I'm sorry, I didn't react to your message! You are right, my proposal will not be exactly the same as the current slow version.
One specific thing to know about this particular case of FlauBERT is that currently the slow tokenizer doesn't behave exactly like FlauBERT's original tokenizer which used FastBPE.
For example, trouvécaptivantes is not tokenized in the same way:
Transformers version: ['<s>', '<unk>', 'tiv', 'antes</w>', '</s>']
FastBPE version: ['<s>', 'trouv', 'écap', 'tiv', 'antes</w>', '</s>']
Ideally, we would like to have an exact match, but in this case I think the changes that would have to be made to achieve this would be very cumbersome compared to the difference observed (trouvécaptivantes is not a word in French but the concatenation of 2 words, without typography we should have had trouvé captivantes). All that to say, it's very very complicated to have perfect matching between different tokenization libraries and maintaining long-term hacks is not easy and that's why I think the sharing feature is really a perfect use case for your proposal!

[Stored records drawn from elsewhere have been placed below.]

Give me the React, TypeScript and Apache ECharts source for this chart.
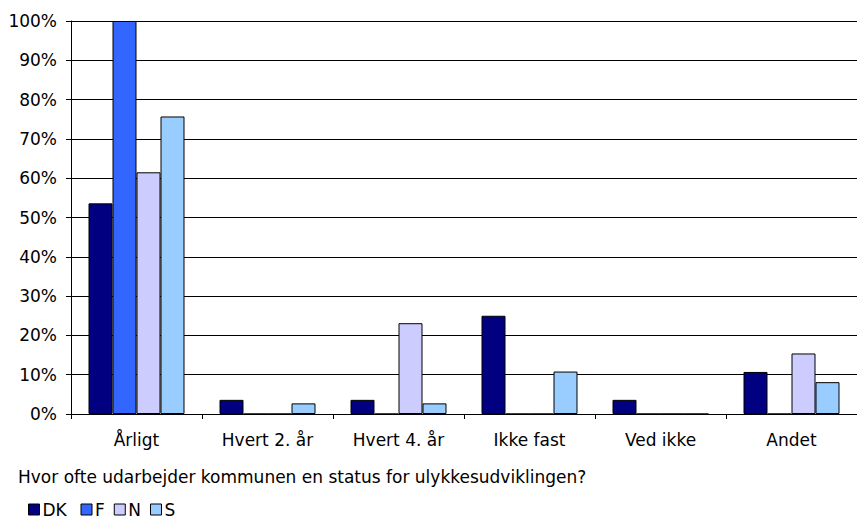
import React, { useEffect, useRef } from "react";
import * as echarts from "echarts";

const categories = ["Årligt", "Hvert 2. år", "Hvert 4. år", "Ikke fast", "Ved ikke", "Andet"];
const seriesNames = ["DK", "F", "N", "S"];
const dk = [53.6, 3.6, 3.6, 25.0, 3.6, 10.7];
const f = [100, 0, 0, 0, 0, 0];
const n = [61.5, 0, 23.1, 0, 0, 15.4];
const s = [75.7, 2.7, 2.7, 10.8, 0, 8.1];
const colors = ["#000080", "#3366FF", "#CCCCFF", "#99CCFF"];
const questionText = "Hvor ofte udarbejder kommunen en status for ulykkesudviklingen?";

const FONT = "'DejaVu Sans', Verdana, sans-serif";
const FS = 17;

export default function App() {
  const ref = useRef<HTMLDivElement>(null);
  useEffect(() => {
    document.body.style.margin = "0";
    const chart = echarts.init(ref.current!, null, { renderer: "svg" });
    const values = [dk, f, n, s];
    chart.setOption({
      animation: false,
      textStyle: { fontFamily: FONT },
      title: {
        text: questionText,
        left: 18,
        top: 468,
        padding: 0,
        textStyle: { fontSize: FS, fontWeight: "normal", color: "#000", fontFamily: FONT },
      },
      legend: {
        left: 28,
        top: 501,
        padding: 0,
        itemWidth: 11,
        itemHeight: 11,
        itemGap: 9,
        icon: "rect",
        itemStyle: { borderColor: "#000", borderWidth: 1 },
        formatter: (name: string) => (name === "DK" ? `{w|${name}}` : name),
        textStyle: {
          fontSize: FS,
          lineHeight: 15,
          color: "#000",
          fontFamily: FONT,
          padding: [0, 0, 0, -2],
          rich: { w: { width: 29, fontSize: FS, lineHeight: 15, fontFamily: FONT, color: "#000" } },
        },
        data: seriesNames,
      },
      grid: { left: 71, right: 0, top: 21, bottom: 106, containLabel: false },
      xAxis: {
        type: "category",
        data: categories,
        axisLine: { lineStyle: { color: "#000", width: 1 } },
        axisTick: { show: true, length: 5, lineStyle: { color: "#000" } },
        axisLabel: { fontSize: FS, color: "#000", margin: 17, fontFamily: FONT },
        splitLine: { show: false },
      },
      yAxis: {
        type: "value",
        min: 0,
        max: 100,
        interval: 10,
        axisLine: { show: true, lineStyle: { color: "#000", width: 1 } },
        axisTick: { show: true, length: 5, lineStyle: { color: "#000" } },
        axisLabel: { fontSize: FS, color: "#000", margin: 14, formatter: "{value}%", fontFamily: FONT },
        splitLine: { show: true, lineStyle: { color: "#000", width: 1 } },
      },
      series: seriesNames.map((name, i) => ({
        name,
        type: "bar",
        data: values[i],
        barWidth: 24,
        barGap: "0%",
        itemStyle: { color: colors[i], borderColor: "#000", borderWidth: 1 },
      })),
    });
    return () => chart.dispose();
  }, []);
  return <div ref={ref} style={{ width: 857, height: 520 }} />;
}
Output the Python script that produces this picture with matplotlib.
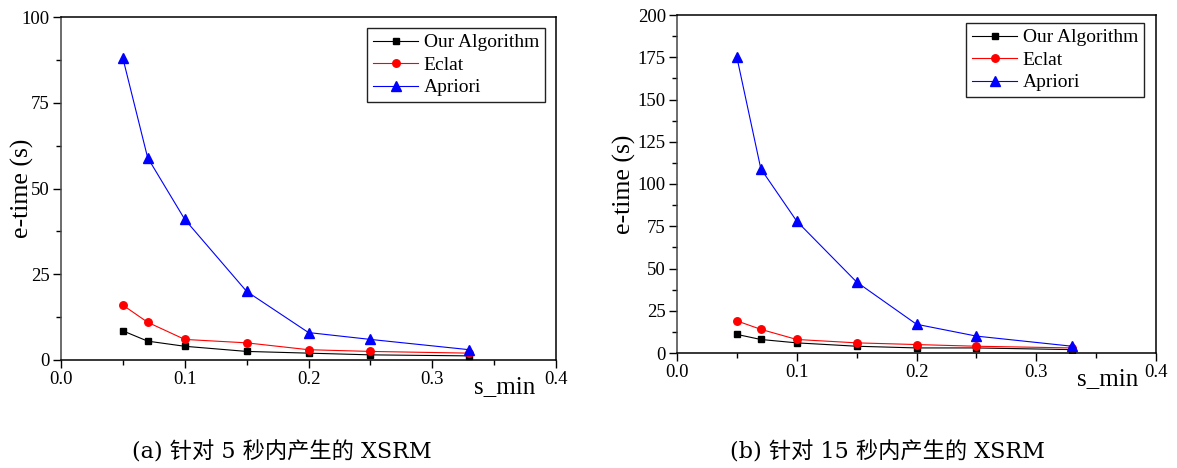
import matplotlib
matplotlib.use("Agg")
import matplotlib.pyplot as plt
from matplotlib.ticker import MultipleLocator, FormatStrFormatter

x_vals = [0.05, 0.07, 0.1, 0.15, 0.2, 0.25, 0.33]

a_our = [8.5, 5.5, 4.0, 2.5, 2.0, 1.5, 1.2]
a_eclat = [16, 11, 6, 5, 3, 2.5, 2]
a_apriori = [88, 59, 41, 20, 8, 6, 3]

b_our = [11, 8, 6, 4, 3, 3, 2]
b_eclat = [19, 14, 8, 6, 5, 4, 3]
b_apriori = [175, 109, 78, 42, 17, 10, 4]

series_names = ["Our Algorithm", "Eclat", "Apriori"]
captions = ["(a) 针对 5 秒内产生的 XSRM", "(b) 针对 15 秒内产生的 XSRM"]
x_label = "s_min"
y_label = "e-time (s)"

plt.rcParams['font.family'] = ['Liberation Serif', 'Noto Sans CJK SC']

fig = plt.figure(figsize=(11.77, 4.68), dpi=100)
W, H = 1177, 468

def make_axes(l, r, t, b):
    return fig.add_axes([l / W, 1 - b / H, (r - l) / W, (b - t) / H])

ax1 = make_axes(61, 556, 17, 360)
ax2 = make_axes(677, 1156, 15, 353)

configs = [
    (ax1, a_our, a_eclat, a_apriori, 100, 34, (61, 556, 17, 360), (545, 28), 393),
    (ax2, b_our, b_eclat, b_apriori, 200, 636, (677, 1156, 15, 353), (1144, 23), 385),
]

for ax, our, ecl, apr, ymax, ylx, box, legpos, sbase in configs:
    l, r, t, b = box
    ax.plot(x_vals, our, color='black', marker='s', markersize=4.8, lw=0.8, label=series_names[0])
    ax.plot(x_vals, ecl, color='red', marker='o', markersize=5.4, lw=0.8, label=series_names[1])
    ax.plot(x_vals, apr, color='blue', marker='^', markersize=6.5, lw=0.8, label=series_names[2])
    ax.set_xlim(0, 0.4)
    ax.set_ylim(0, ymax)
    ax.xaxis.set_major_locator(MultipleLocator(0.1))
    ax.xaxis.set_minor_locator(MultipleLocator(0.05))
    ax.yaxis.set_major_locator(MultipleLocator(25))
    ax.yaxis.set_minor_locator(MultipleLocator(12.5))
    ax.xaxis.set_major_formatter(FormatStrFormatter('%.1f'))
    ax.tick_params(which='major', direction='out', length=6, width=1, labelsize=13.5,
                   top=False, right=False, pad=2)
    ax.tick_params(which='minor', direction='out', length=3.5, width=1, top=False, right=False)
    for s in ax.spines.values():
        s.set_linewidth(1.1)
    ax.spines['left'].set_color('#444444')
    ax.set_ylabel(y_label, fontsize=18.5)
    ax.yaxis.set_label_coords((ylx - l) / (r - l), 0.5)
    ax.text(0.334, -(sbase - b) / (b - t), x_label, fontsize=18, ha='left',
            va='baseline', transform=ax.get_xaxis_transform())
    leg = ax.legend(loc='upper right', fontsize=14, frameon=True, fancybox=False,
                    edgecolor='#222222', framealpha=1, handlelength=2.3, handletextpad=0.3,
                    borderpad=0.3, labelspacing=0.25, borderaxespad=0,
                    bbox_to_anchor=((legpos[0] - l) / (r - l), 1 - (legpos[1] - t) / (b - t)))
    leg.get_frame().set_linewidth(1)

fig.text(282 / W, 1 - 452 / H, captions[0], fontsize=16, ha='center', va='center',
         family=['DejaVu Serif', 'Noto Sans CJK SC'])
fig.text(887 / W, 1 - 452 / H, captions[1], fontsize=16, ha='center', va='center',
         family=['DejaVu Serif', 'Noto Sans CJK SC'])

fig.savefig("out.png", dpi=100)
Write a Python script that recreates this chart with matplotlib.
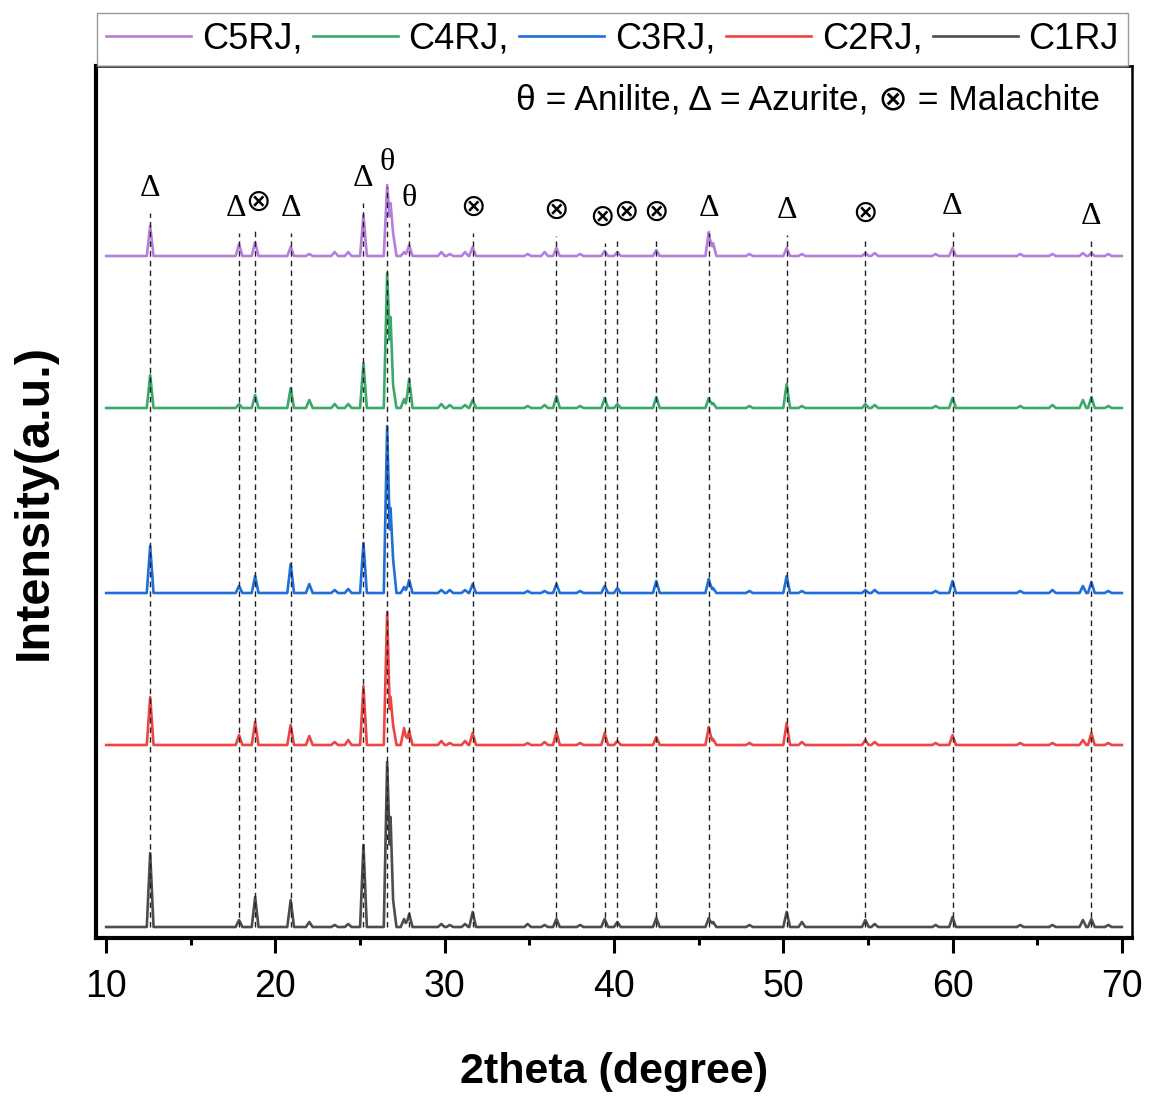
import numpy as np
import matplotlib

matplotlib.use("Agg")
import matplotlib.pyplot as plt
from matplotlib.ticker import MultipleLocator

SANS = ["Liberation Sans", "DejaVu Sans"]
SERIF = ["Liberation Serif", "DejaVu Sans"]

# peak positions (2theta, degree) shared by all samples
peak_pos = [12.6, 17.85, 18.8, 20.9, 22.0, 23.5, 24.3, 25.2, 26.6, 26.8, 26.95, 27.6, 27.9,
            29.8, 30.3, 31.2, 31.65, 34.9, 35.9, 36.6, 38.0, 39.45, 40.2, 42.5, 45.6, 45.85,
            48.0, 50.2, 51.1, 54.85, 55.4, 59.0, 60.0, 64.0, 65.9, 67.7, 68.2, 69.2]

# peak intensities (a.u.)
c1_int = [74, 7, 30, 27, 5, 2, 3, 82, 165, 110, 27, 8, 13, 3, 2, 3, 15, 3, 2, 8, 2, 8, 5, 9, 9, 5,
          2, 15, 5, 7, 3, 2, 10, 2, 2, 7, 8, 2]
c2_int = [48, 10, 23, 20, 9, 3, 5, 59, 133, 48, 20, 17, 14, 4, 2, 4, 12, 2, 3, 13, 2, 12, 4, 8, 18, 6,
          2, 22, 3, 5, 3, 2, 10, 2, 2, 5, 12, 2]
c3_int = [47, 7, 17, 29, 9, 3, 4, 50, 167, 85, 34, 6, 13, 3, 3, 3, 9, 2, 2, 9, 2, 7, 5, 12, 14, 5,
          2, 17, 2, 3, 3, 2, 12, 2, 3, 7, 11, 2]
c4_int = [33, 4, 13, 20, 8, 4, 4, 45, 135, 91, 23, 9, 29, 4, 3, 3, 8, 2, 3, 12, 2, 10, 4, 11, 10, 5,
          2, 24, 2, 4, 3, 2, 10, 2, 3, 8, 11, 2]
c5_int = [30, 12, 14, 9, 2, 4, 4, 41, 71, 53, 23, 4, 11, 4, 2, 4, 9, 2, 4, 8, 2, 5, 4, 6, 24, 13,
          2, 8, 2, 3, 3, 2, 8, 2, 2, 3, 3, 2]

sample_names = ["C5RJ", "C4RJ", "C3RJ", "C2RJ", "C1RJ"]
sample_ints = [c5_int, c4_int, c3_int, c2_int, c1_int]
sample_offsets = [682, 530, 345, 193, 11]
sample_colors = ["#B57EDC", "#3AAA6A", "#1F6FDB", "#EE4444", "#4D4D4D"]

# phase identification marks
phase_symbols = ["Δ", "Δ", "⊗", "Δ", "Δ", "θ", "θ", "⊗", "⊗", "⊗", "⊗", "⊗", "Δ", "Δ", "⊗", "Δ", "Δ"]
phase_pos = [12.6, 17.85, 18.8, 20.9, 25.2, 26.6, 27.9, 31.65, 36.6, 39.45, 40.2, 42.5,
             45.6, 50.2, 54.85, 60.0, 68.2]
label_y = [750, 730, 735, 730, 760, 776, 740, 730, 727, 720, 725, 725, 730, 728, 724, 731, 722]
label_dx = [0, -0.15, 0.15, 0, 0, 0, 0, 0, 0, -0.15, 0.5, 0, 0, 0, 0, 0, 0]


def trace(pos, heights, w=0.2, x0=10.0, x1=70.0):
    pos = np.asarray(pos, dtype=float)
    heights = np.asarray(heights, dtype=float)
    xs = np.unique(np.clip(np.concatenate([[x0, x1], pos - w, pos, pos + w]), x0, x1))
    tri = np.clip(1 - np.abs(xs[:, None] - pos[None, :]) / w, 0, None) * heights[None, :]
    return xs, tri.max(axis=1)


fig = plt.figure(figsize=(11.6, 10.97), dpi=100)
ax = fig.add_axes([96 / 1160, 159 / 1097, 1036 / 1160, 872 / 1097])

for name, ints, off, col in zip(sample_names, sample_ints, sample_offsets, sample_colors):
    xs, ys = trace(peak_pos, ints)
    lab = name if name == "C1RJ" else name + ","
    ax.plot(xs, ys + off, color=col, lw=1.9, label=lab, zorder=3)

base = sample_offsets[-1]
for sym, x, ly, dx in zip(phase_symbols, phase_pos, label_y, label_dx):
    ax.plot([x, x], [base, ly - 25], ls=(0, (4, 3)), color="#222222", lw=1.0, zorder=4)
    size = 22 if sym == "⊗" else 23
    ax.text(x + dx, ly, sym, ha="center", va="center", fontsize=size, family=SERIF)

ax.text(0.969, 0.961, "θ = Anilite, Δ = Azurite, ⊗ = Malachite", transform=ax.transAxes,
        ha="right", va="center", fontsize=25.5, family=SANS)

ax.set_xlim(9.4, 70.6)
ax.set_ylim(0, 872)
ax.set_yticks([])
ax.xaxis.set_major_locator(MultipleLocator(10))
ax.xaxis.set_minor_locator(MultipleLocator(5))
ax.tick_params(axis="x", which="major", direction="out", length=11, width=2.2, pad=11)
ax.tick_params(axis="x", which="minor", direction="out", length=5, width=2.2)
for lbl in ax.get_xticklabels():
    lbl.set_fontsize(27)
    lbl.set_family(SANS)
for side in ["left", "bottom"]:
    ax.spines[side].set_linewidth(3.0)
for side in ["top", "right"]:
    ax.spines[side].set_linewidth(1.8)

ax.set_xlabel("2theta (degree)", fontsize=31, fontweight="bold", family=SANS, labelpad=34)
ax.set_ylabel("Intensity(a.u.)", fontsize=35, fontweight="bold", family=SANS, labelpad=28)

leg = ax.legend(loc="lower left", bbox_to_anchor=(0.001, 1.0, 0.995, 0.066), mode="expand", ncol=5,
                borderaxespad=0, frameon=True, fancybox=False, handlelength=2.35, handletextpad=0.3,
                columnspacing=0.3, borderpad=0.25, prop={"family": SANS, "size": 26})
leg.get_frame().set_edgecolor("#808080")
leg.get_frame().set_linewidth(1.0)

fig.savefig("out.png", dpi=100)
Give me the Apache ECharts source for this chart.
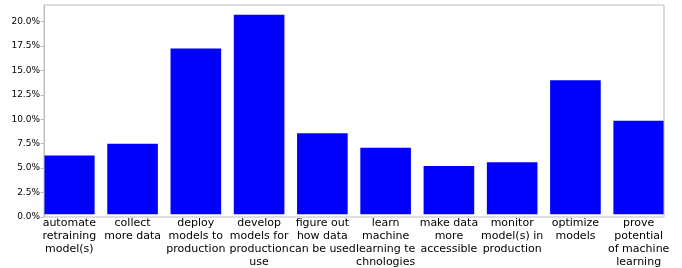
<!DOCTYPE html>
<html>
<head>
<meta charset="utf-8">
<script src="https://cdn.jsdelivr.net/npm/echarts@6/dist/echarts.min.js"></script>
<style>
    html, body { margin: 0; padding: 0; background: #fff; }
    #chart { width: 682px; height: 268px; }
</style>
</head>
<body>
<div id="chart"></div>
<script>
// 类目（x 轴标签，按原图换行）
const categories = [
    'automate\nretraining\nmodel(s)',
    'collect\nmore data',
    'deploy\nmodels to\nproduction',
    'develop\nmodels for\nproduction\nuse',
    'figure out\nhow data\ncan be used',
    'learn\nmachine\nlearning te\nchnologies',
    'make data\nmore\naccessible',
    'monitor\nmodel(s) in\nproduction',
    'optimize\nmodels',
    'prove\npotential\nof machine\nlearning'
]
// 百分比数值
const shares = [6.1, 7.3, 17.2, 20.7, 8.4, 6.9, 5.0, 5.4, 13.9, 9.7]
// y 轴刻度
const yTicks = [0, 2.5, 5, 7.5, 10, 12.5, 15, 17.5, 20]

const yMax = 21.7
// 外框区域（与原图坐标框一致）
const frame = { left: 44, right: 18, top: 5, bottom: 51 }
// 柱子两端贴边：数据网格比外框各宽出 0.1 个类目宽
const pitch = (682 - frame.left - frame.right) / 9.8
const pad = pitch * 0.1

const chart = echarts.init(document.getElementById('chart'))
const option = {
    animation: false,
    textStyle: { fontFamily: 'DejaVu Sans' },
    grid: [
        {
            left: frame.left - pad,
            right: frame.right - pad,
            top: frame.top,
            bottom: frame.bottom
        },
        {
            left: frame.left,
            right: frame.right,
            top: frame.top,
            bottom: frame.bottom,
            show: true,
            borderColor: '#bdbdbd',
            borderWidth: 1,
            z: 5
        }
    ],
    xAxis: [
        {
            type: 'category',
            gridIndex: 0,
            data: categories,
            axisLine: { show: false },
            axisTick: { show: false },
            axisLabel: {
                interval: 0,
                color: '#000',
                fontSize: 11,
                lineHeight: 12.7,
                margin: 3
            }
        },
        { type: 'value', gridIndex: 1, show: false }
    ],
    yAxis: [
        { type: 'value', gridIndex: 0, min: 0, max: yMax, show: false },
        {
            type: 'value',
            gridIndex: 1,
            min: 0,
            max: yMax,
            splitLine: { show: false },
            axisLine: { show: true, lineStyle: { color: '#bdbdbd' } },
            axisTick: {
                show: true,
                length: 3.5,
                lineStyle: { color: '#bdbdbd' },
                customValues: yTicks
            },
            axisLabel: {
                color: '#000',
                fontSize: 9,
                margin: 4,
                customValues: yTicks,
                formatter: v => v.toFixed(1) + '%'
            }
        }
    ],
    series: [{
        type: 'bar',
        xAxisIndex: 0,
        yAxisIndex: 0,
        data: shares,
        barCategoryGap: '20%',
        itemStyle: { color: '#0000ff' }
    }]
}
chart.setOption(option)
</script>
</body>
</html>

This issue has been automatically marked as stale because it has not had recent activity. If you think this still needs to be addressed please comment on this thread.
Please note that issues that do not follow the contributing guidelines are likely to be ignored.
I am still looking forward to using the upcoming "sharing a custom tokenizer" feature =)
https://github.com/datquocnguyen/transformers/tree/fast_tokenizers_BARTpho_PhoBERT_BERTweet also contains fast tokenizer implementations of PhoBERT and BERTweet, which others might find them useful to develop similar fastBPE-based tokenizers for other models such as CTRL & FlauBERT.